- Born: March 11, 1983 Mexico City
- Died: November 23, 2016 (aged 33) Santa María Mazatla, Jilotzingo, State of Mexico
- Cause of death: Murder by gunshot
- Occupation(s): Presenter, actor, musician

= Renato López =

Mexican television presenter (1983–2016)

Renato López Uhthoff (March 11, 1983 – November 23, 2016) was a Mexican television presenter, actor and musician.

==Early life==
He was born in 1983 in Mexico City, but at an early age his family took him to the United States, where he lived in Miami, Los Angeles and New York. As a result, he spoke both Spanish and English fluently. From the age of 6, he modeled and performed in commercials. Renato was the brother of Swedish singer Denise Lopez., Sebastian "DjZeb" López, Samantha López, Arturo Everitt (photographer in Los Angeles) and Tiana Del Castillo. He had been in a seven-year relationship with Alexandra Ivanisevic, a fashion blogger and Swedish transplant to Mexico City.

==Career==
He was a guitarist for the rock band The Prom Kings and previously hosted music shows on Mun2, such as El show and Vivo.
López had an homonymous TV show on Telehit which started on March 14, 2011. After leaving Telehit, in August 2012, he joined E! Entertainment to host the show Zona Trendy.
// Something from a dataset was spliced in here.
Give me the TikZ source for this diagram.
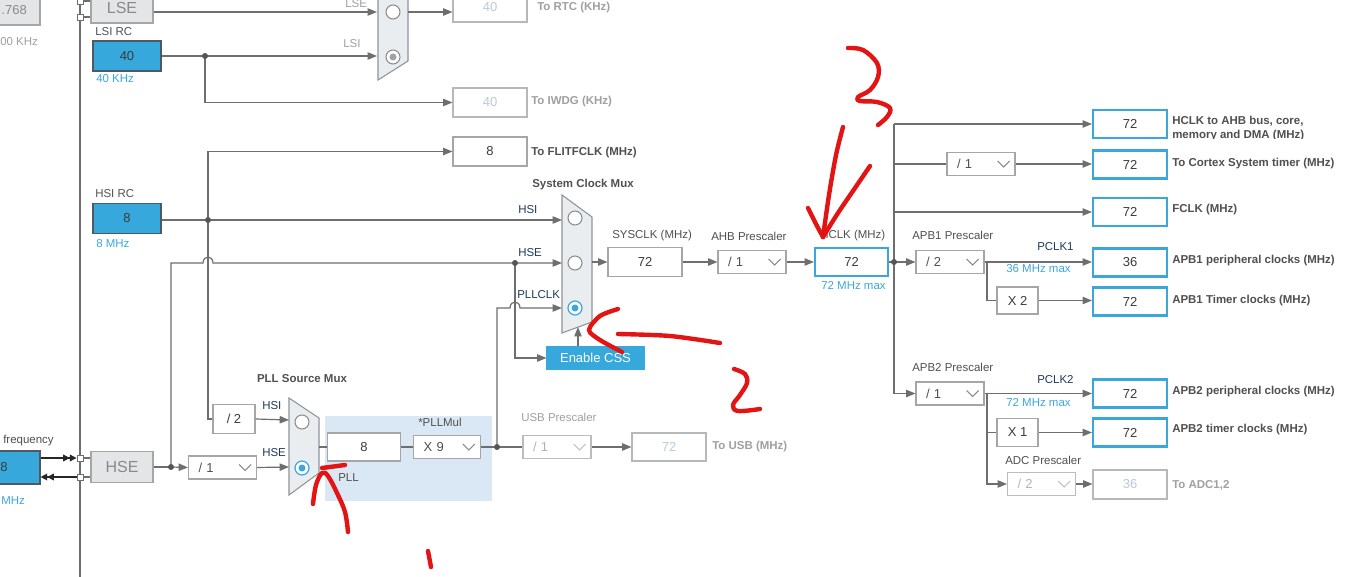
\documentclass[tikz,border=0pt]{standalone}
\usepackage{fontspec}
\setmainfont{Liberation Sans}
\usetikzlibrary{arrows.meta,calc}
\definecolor{wirec}{HTML}{6E6E6E}
\definecolor{boxc}{HTML}{A6A6A6}
\definecolor{valc}{HTML}{3C3C3C}
\definecolor{labc}{HTML}{505050}
\definecolor{navyc}{HTML}{1F3A5C}
\definecolor{disc}{HTML}{A0A0A0}
\definecolor{disval}{HTML}{B8CADC}
\definecolor{bluet}{HTML}{3AA8DF}
\definecolor{bluef}{HTML}{36A8DC}
\definecolor{blueb}{HTML}{3BA6DA}
\definecolor{rcb}{HTML}{4D5A63}
\definecolor{muxf}{HTML}{E9EDF0}
\definecolor{muxb}{HTML}{8E959A}
\definecolor{grayf}{HTML}{E3E5E6}
\definecolor{grayt}{HTML}{8A8A8A}
\definecolor{pllf}{HTML}{DAE7F4}
\definecolor{redc}{HTML}{E31414}
\definecolor{dotc}{HTML}{555555}
\definecolor{chevc}{HTML}{8A8A8A}
\definecolor{chevd}{HTML}{C4C4C4}
\newcommand\lblfont{\fontsize{8.6pt}{10pt}\selectfont}
\newcommand\valfont{\fontsize{9.75pt}{11pt}\selectfont}
\newcommand\bigfont{\fontsize{12pt}{14pt}\selectfont}
\newcommand\chev[2][chevc]{\draw[draw=#1,line width=0.8pt] ([shift={(-18,-3)}]#2.east) -- ++(6,6) -- ++(6,-6);}
\begin{document}
\begin{tikzpicture}[x=0.75pt,y=-0.75pt,
  wire/.style={draw=wirec,line width=0.9pt},
  arr/.style={wire,-{Triangle[length=7pt,width=5.5pt]}},
  dbl/.style={draw=black!85,line width=0.9pt,-{Triangle[length=5pt,width=5pt]Triangle[length=5pt,width=5pt]}},
  sz/.style 2 args={minimum width=#1*0.75pt,minimum height=#2*0.75pt},
  box/.style={draw=boxc,fill=white,line width=0.8pt,inner sep=0pt,font=\valfont,text=valc},
  dbox/.style={box,draw=boxc!80,text=disval},
  bbox/.style={box,draw=blueb,line width=1.6pt},
  rcbox/.style={box,fill=bluef,draw=rcb},
  gbox/.style={box,fill=grayf,text=grayt,font=\bigfont},
  dd/.style={box,text=labc,text width=36pt,inner xsep=7.5pt,align=left,minimum height=17.25pt},
  ddd/.style={dd,draw=boxc!75,text=disc!80},
  sq/.style={draw=wirec,fill=white,line width=0.7pt,minimum size=4.5pt,inner sep=0pt},
  lab/.style={inner sep=0pt,font=\lblfont,text=labc,anchor=west},
  blab/.style={lab,font=\lblfont\bfseries},
  nlab/.style={lab,text=navyc},
  dlab/.style={lab,text=disc},
  dblab/.style={blab,text=disc},
  btext/.style={lab,text=bluet},
  mux/.style={fill=muxf,draw=muxb,line width=0.8pt},
  rad/.style={draw=grayt,fill=white,line width=0.8pt},
  radb/.style={draw=bluet,fill=white,line width=0.9pt},
  pen/.style={draw=redc,line width=3.3pt,line cap=round,line join=round}]
\clip (0,0) rectangle (1353,577);
\fill[white] (0,0) rectangle (1353,577);

% ---------- left edge ----------
\draw[fill=grayf,draw=boxc,line width=0.8pt] (-30,-5) rectangle (40,25);
\node[lab,font=\valfont,text=grayt,anchor=east] (lsein) at (27,10) {.768};
\node[lab,text=disc] (lserange) at (0,42) {00 KHz};
\draw[wire] (80,-5) -- (80,582);
\node[sq] (sq3) at (80,1) {};
\node[sq] (sq4) at (80,17) {};
\node[gbox,sz={62}{30}] (lse) at (122,8) {LSE};
\draw[wire] (sq3.east) -- (sq3.east -| lse.west);
\draw[wire] (sq4.east) -- (sq4.east -| lse.west);

% ---------- LSI / RTC ----------
\node[lab] (lsilab) at (95,32) {LSI RC};
\node[rcbox,sz={68}{30}] (lsi) at (127,56) {40};
\node[btext] (lsif) at (96,79) {40 KHz};
\draw[mux] (378,-30) -- (408,-10) -- (408,61) -- (378,80) -- cycle;
\draw[rad] (393,12) circle[radius=7];
\draw[rad] (393,57) circle[radius=7];
\fill[grayt!80] (393,57) circle[radius=3.5];
\coordinate (rtcin1) at (377,12);
\coordinate (rtcin2) at (377,56);
\coordinate (rtcout) at (408,12);
\coordinate (lsidot) at (205,56);
\node[dlab] (lselab) at (345,4) {LSE};
\node[dlab] (lsilab2) at (343,44) {LSI};
\node[dbox,sz={74}{30}] (rtc) at (490,7) {40};
\node[dblab] (rtclab) at (537,8) {To RTC (KHz)};
\node[dbox,sz={74}{29}] (iwdg) at (490,102.5) {40};
\node[dblab] (iwdglab) at (531,102) {To IWDG (KHz)};
\draw[arr] (lse.east |- rtcin1) -- (rtcin1);
\draw[arr] (lsi.east) -- (rtcin2);
\draw[arr] (lsidot) |- (iwdg.west);
\draw[arr] (rtcout) -- (rtcout -| rtc.west);
\fill[dotc] (lsidot) circle[radius=3];

% ---------- HSI / FLITFCLK ----------
\node[box,sz={74}{29}] (flit) at (490,151.5) {8};
\node[blab] (flitlab) at (531,153) {To FLITFCLK (MHz)};
\node[lab] (hsilab) at (95,194) {HSI RC};
\node[rcbox,sz={68}{30}] (hsi) at (127,218.5) {8};
\node[btext] (hsif) at (96,244) {8 MHz};
\coordinate (hsidot) at (208,220);

% ---------- System clock mux ----------
\node[blab,anchor=center] (smtitle) at (583,185) {System Clock Mux};
\draw[mux] (562,195) -- (592,217) -- (592,322) -- (562,333) -- cycle;
\draw[rad] (575,218) circle[radius=7];
\draw[rad] (575,263) circle[radius=7];
\draw[radb] (575,308) circle[radius=7];
\fill[bluet] (575,308) circle[radius=3.5];
\coordinate (smin1) at (562,220);
\coordinate (smin2) at (562,263);
\coordinate (smin3) at (562,308);
\coordinate (smout) at (592,262);
\coordinate (smbot) at (578,327);
\coordinate (ssedot) at (515,263);
\node[nlab] (l1) at (518,210) {HSI};
\node[nlab] (l2) at (518,253) {HSE};
\node[nlab] (l3) at (517,295) {PLLCLK};
\node[box,fill=bluef,draw=bluef,text=white,sz={97}{22},font=\valfont] (css) at (595.5,358) {Enable CSS};

\node[lab] (sysl) at (612,236) {SYSCLK (MHz)};
\node[box,sz={74}{29}] (sysclk) at (645,262) {72};
\node[lab] (ahbl) at (711,236) {AHB Prescaler};
\node[dd] (ahb) at (752,262) {/ 1};
\chev{ahb}
\node[lab] (hclkl) at (820,236) {HCLK (MHz)};
\node[bbox,sz={73}{28}] (hclk) at (851.5,262) {72};
\node[btext] (hclkm) at (821,286) {72 MHz max};
\coordinate (hdot) at (894,262);

% ---------- right block ----------
\node[bbox,sz={74}{28}] (o1) at (1130,124) {72};
\begin{scope}
\clip (1168,100) rectangle (1353,139);
\node[blab] (o1l1) at (1172,121) {HCLK to AHB bus, core,};
\node[blab] (o1l2) at (1172,136) {memory and DMA (MHz)};
\end{scope}
\node[dd] (cdd) at (981,164) {/ 1};
\chev{cdd}
\node[bbox,sz={74}{28}] (o2) at (1130,164.5) {72};
\node[blab] (o2l) at (1172,164) {To Cortex System timer (MHz)};
\node[bbox,sz={74}{28}] (o3) at (1130,212) {72};
\node[blab] (o3l) at (1172,210) {FCLK (MHz)};
\node[lab] (apb1l) at (912,235) {APB1 Prescaler};
\node[dd] (apb1) at (950,262) {/ 2};
\chev{apb1}
\node[nlab] (pc1) at (1037,247) {PCLK1};
\node[btext] (pc1m) at (1006,269) {36 MHz max};
\node[bbox,sz={74}{28}] (o4) at (1130,262.5) {36};
\node[blab] (o4l) at (1172,261) {APB1 peripheral clocks (MHz)};
\node[box,sz={41}{27}] (x2) at (1017.5,300.5) {X 2};
\node[bbox,sz={74}{28}] (o5) at (1130,301.5) {72};
\node[blab] (o5l) at (1172,301) {APB1 Timer clocks (MHz)};
\coordinate (a1br) at (987,262);

\node[lab] (apb2l) at (912,367) {APB2 Prescaler};
\node[dd] (apb2) at (950,393.5) {/ 1};
\chev{apb2}
\node[nlab] (pc2) at (1037,380) {PCLK2};
\node[btext] (pc2m) at (1006,403) {72 MHz max};
\node[bbox,sz={74}{28}] (o6) at (1130,393.5) {72};
\node[blab] (o6l) at (1172,392) {APB2 peripheral clocks (MHz)};
\node[box,sz={41}{28}] (x1) at (1017.5,432.5) {X 1};
\node[bbox,sz={74}{28}] (o7) at (1130,432.5) {72};
\node[blab] (o7l) at (1172,430) {APB2 timer clocks (MHz)};
\node[lab] (adcl) at (1005,460) {ADC Prescaler};
\node[ddd] (adcdd) at (1041.5,484) {/ 2};
\chev[chevd]{adcdd}
\node[dbox,sz={74}{29}] (adc) at (1130,484.5) {36};
\node[dblab] (adcll) at (1172,485) {To ADC1,2};
\coordinate (a2br) at (987,393.5);

% ---------- PLL ----------
\fill[pllf] (325,416) rectangle (492,501);
\node[blab,anchor=center] (pmtitle) at (302,379) {PLL Source Mux};
\draw[mux] (289,398) -- (319,418) -- (319,473) -- (289,495) -- cycle;
\draw[rad] (302,422) circle[radius=7];
\draw[radb] (302,468) circle[radius=7];
\fill[bluet] (302,468) circle[radius=3.5];
\coordinate (pmin1) at (289,420);
\coordinate (pmin2) at (289,467);
\coordinate (pmout) at (319,447);
\node[box,sz={42}{29}] (div2) at (234,419) {/ 2};
\node[nlab] (ph1) at (262,406) {HSI};
\node[nlab] (ph2) at (262,453) {HSE};
\node[dd] (div1) at (222.5,467.5) {/ 1};
\chev{div1}
\node[box,sz={73}{28}] (pllin) at (364,447) {8};
\node[lab] (pllmull) at (418,422) {*PLLMul};
\node[dd,minimum height=17.25pt,text width=35pt] (mul) at (447,447) {X 9};
\chev{mul}
\node[lab] (plll) at (338,478) {PLL};
\coordinate (plldot) at (497,447);
\node[dlab] (usbl) at (521,417) {USB Prescaler};
\node[ddd] (usbdd) at (557,447) {/ 1};
\chev[chevd]{usbdd}
\node[dbox,sz={74}{28}] (usb) at (669,447) {72};
\node[dblab] (usbll) at (712,447) {To USB (MHz)};

% ---------- HSE input ----------
\node[lab] (inl) at (3,441) {frequency};
\node[rcbox,sz={73}{33}] (inbox) at (3.5,467.5) {};
\node[lab,font=\valfont,text=valc] (inval) at (0,467.5) {8};
\node[btext] (inr) at (1,501) {MHz};
\node[sq] (sq1) at (80,458) {};
\node[sq] (sq2) at (80,477) {};
\node[gbox,sz={62}{31}] (hse) at (122,467) {HSE};
\coordinate (hsedot) at (171,467);
\draw[dbl] (inbox.east |- sq1) -- (sq1.west);
\draw[dbl] (sq2.west) -- (inbox.east |- sq2);
\draw[wire] (sq1.east) -- (sq1.east -| hse.west);
\draw[wire] (sq2.east) -- (sq2.east -| hse.west);

% ---------- connectors ----------
\draw[arr] (hsi.east |- hsidot) -- (smin1);
\draw[arr] (div2.west) -| (hsidot) |- (flit.west);
\draw[arr] (hsedot) |- (203,263) .. controls (203,255) and (213,255) .. (213,263) -- (smin2);
\draw[arr] (plldot) |- (510,308) .. controls (510,300) and (520,300) .. (520,308) -- (smin3);
\draw[arr] (ssedot) |- (css.west);
\draw[arr] (css.north -| smbot) -- (smbot);
\draw[arr] (smout) -- (sysclk.west);
\draw[arr] (sysclk.east) -- (ahb.west);
\draw[arr] (ahb.east) -- (hclk.west);
\draw[wire] (hclk.east) -- (hdot);
\draw[arr] (hdot) -- (apb1.west);
\draw[wire] (hdot) -- (o1.west -| hdot);
\draw[arr] (o1.west -| hdot) -- (o1.west);
\draw[wire] (cdd.west -| hdot) -- (cdd.west);
\draw[arr] (cdd.east) -- (o2.west |- cdd.east);
\draw[arr] (o3.west -| hdot) -- (o3.west);
\draw[arr] (hdot) |- (apb2.west);
\draw[arr] (apb1.east) -- (o4.west |- apb1.east);
\draw[wire] (a1br) |- (x2.west);
\draw[arr] (x2.east) -- (o5.west |- x2.east);
\draw[arr] (apb2.east) -- (o6.west);
\draw[wire] (a2br) |- (x1.west);
\draw[arr] (x1.east) -- (o7.west);
\draw[arr] (a2br) |- (adcdd.west);
\draw[arr] (adcdd.east) -- (adc.west |- adcdd.east);
\draw[wire] (hse.east) -- (hsedot);
\draw[arr] (hsedot) -- (div1.west);
\draw[arr] (div1.east) -- (pmin2);
\draw[arr] (div2.east) -- (pmin1);
\draw[wire] (pmout) -- (pllin.west);
\draw[wire] (pllin.east) -- (mul.west);
\draw[wire] (mul.east) -- (plldot);
\draw[wire] (plldot) -- (usbdd.west);
\draw[arr] (usbdd.east) -- (usb.west);
\fill[dotc] (hsidot) circle[radius=3];
\fill[dotc] (ssedot) circle[radius=3];
\fill[dotc] (hdot) circle[radius=3];
\fill[dotc] (hsedot) circle[radius=3];
\fill[dotc] (plldot) circle[radius=3];

% ---------- red annotations ----------
\draw[pen] plot[smooth,tension=0.6] coordinates {(848,48) (863,50) (877,63) (878,77) (870,90) (858,97) (860,101) (877,102) (890,108) (887,117) (878,125)};
\draw[pen] plot[smooth] coordinates {(843,127) (836,155) (829,195) (823,237)};
\draw[pen] plot[smooth] coordinates {(808,208) (816,224) (823,237)};
\draw[pen] plot[smooth] coordinates {(870,166) (855,188) (838,213) (823,237)};
\draw[pen] plot[smooth,tension=0.5] coordinates {(618,309) (600,316) (589,330) (600,340) (622,352)};
\draw[pen] plot[smooth] coordinates {(618,334) (670,336) (720,343)};
\draw[pen] plot[smooth,tension=0.6] coordinates {(734,369) (745,374) (747,383) (740,395) (733,405) (738,411) (760,409)};
\draw[pen] (322,468) -- (345,465);
\draw[pen] plot[smooth,tension=0.6] coordinates {(313,504) (316,485) (322,473) (328,476) (337,493) (345,512) (348,532)};
\draw[pen] (428,551) -- (431,567);
\end{tikzpicture}
\end{document}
In 2012, he appeared in the Mexican film El Cielo En Tu Mirada.

He wrote songs for Mexican pop stars such as "Si pudiera" for Paty Cantú and Fuego con fuego for Gloria Trevi. He also starred in Trevi's music video Vestida de azúcar and had a small music production company in Los Angeles and a music studio in Mexico City.

He was hosting the TV shows E! Latin News on E! Latinoamérica, and MxDiseña on Canal Sony México, at the time of his death. In 2016, he costarred in Juanes' video Fuego as well as the Mexican film Macho, which was playing in Mexican cinemas at the time of his death.

==Death==
On November 22, 2016, the day before the bodies of López and his publicist Omar Girón Juárez were found, they had driven to the affluent suburban area of Zona Esmeralda, Atizapán in the northwestern part of Greater Mexico City and an area that was teeming with regional drug cartels. A man named Carlos Morales had invited them to either a casting or a meeting about a PR campaign, and arranged to pick them up and drive them to another location where the casting or meeting was supposedly to take place. Morales was identified as a suspect in the investigation. Around 5:30 P.M., Girón emailed Morales, stating that the area looked lonely and dangerous. That was the last anyone heard from Girón or López.
López's and Girón's bodies were found with gunshot wounds, inside a car, in Santa María Mazatla, a rural village in the Jilotzingo municipality, about 15 km west of Zona Esmeralda.

===Motives===
Authorities have concluded that the assassins were targeting López specifically, as there was no evidence of robbery, nor kidnapping and López was shot 13 times. On December 10, 2016, newspapers reported that the State of Mexico prosecutor stated that the assassination motive may have been a crime of passion, related to an unknown woman.

===Reaction===
Celebrities such as LP, Juanes, Gloria Trevi, Bárbara Mori, Miguel Rodarte, Aislinn Derbez, Manolo Cardona, Aracely Arámbula and Dulce María mourned López's death on social media. Some friends of López tattooed the word "Taco" on the ring finger of their right hands in his memory, as he had such a tattoo, referring to his love for the Mexican food dish. It is now an acronym for "Todo Amor Cero Odio", denouncing the hate and violence that killed him.